To our knowledge, this is the first study to examine the effects of changes in neighborhood immigrant population composition on late stage breast cancer diagnosis. This is particularly important in light of a recent study that suggests that single-point-in-time estimates of neighborhood characteristics in multilevel models can mis-specify these effects because they may be changing over time [54]. As in our study, measuring neighborhood change shows whether the direction of change, as well as its initial level, is affecting the health outcomes of interest among the residents of the target area.

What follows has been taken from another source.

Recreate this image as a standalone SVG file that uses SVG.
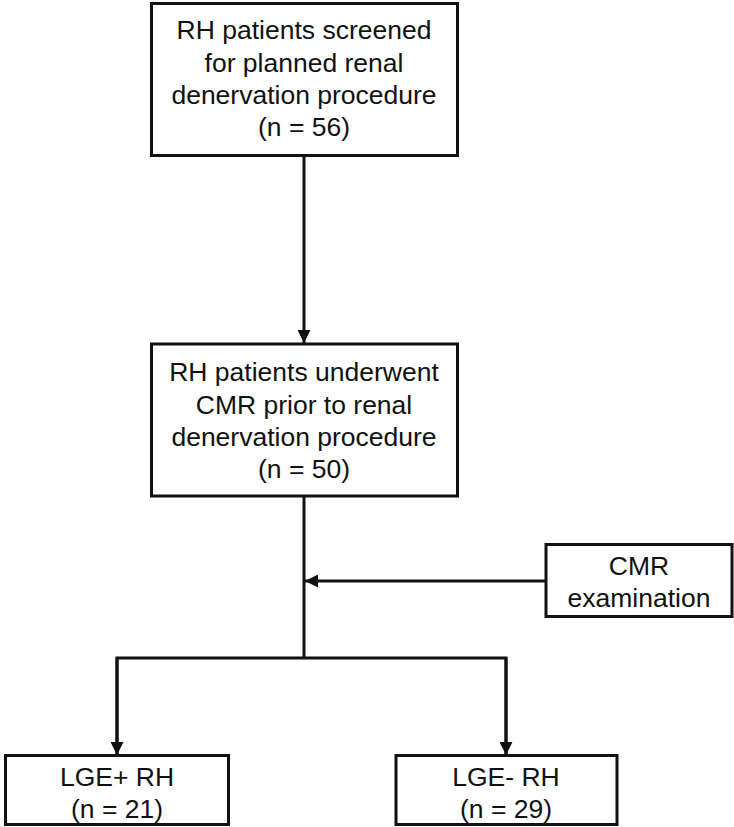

There are a number of limitations to our findings. First, we do not have some key patient level measures such as immigration status, as well as information regarding how long women lived in their neighborhood prior to their breast cancer diagnosis and, hence, how long they had been exposed to the neighborhood environment. Caution, therefore, is necessary when interpreting the results as evidence of a causal relationship between neighborhood compositional changes and late stage diagnosis. Additionally, the census tract, which is here used as a proxy for neighborhood, might not be the optimal geographic unit for capturing the effects of the distribution of and changes in immigrant populations. Finally, the available data do not allow us to directly examine issues such as acculturative stress, social support, and changes in access to care across neighborhoods that experience changes in immigrant population. Examining measures such as these would allow us to more clearly elucidate the mechanisms by which change may impact cancer diagnosis among immigrants as well as non-immigrants. Future research should focus on these dimensions in order to improve our understanding of how individual and neighborhood changes influence where, when and how all women obtain the health care necessary to benefit from earlier detection of breast cancer.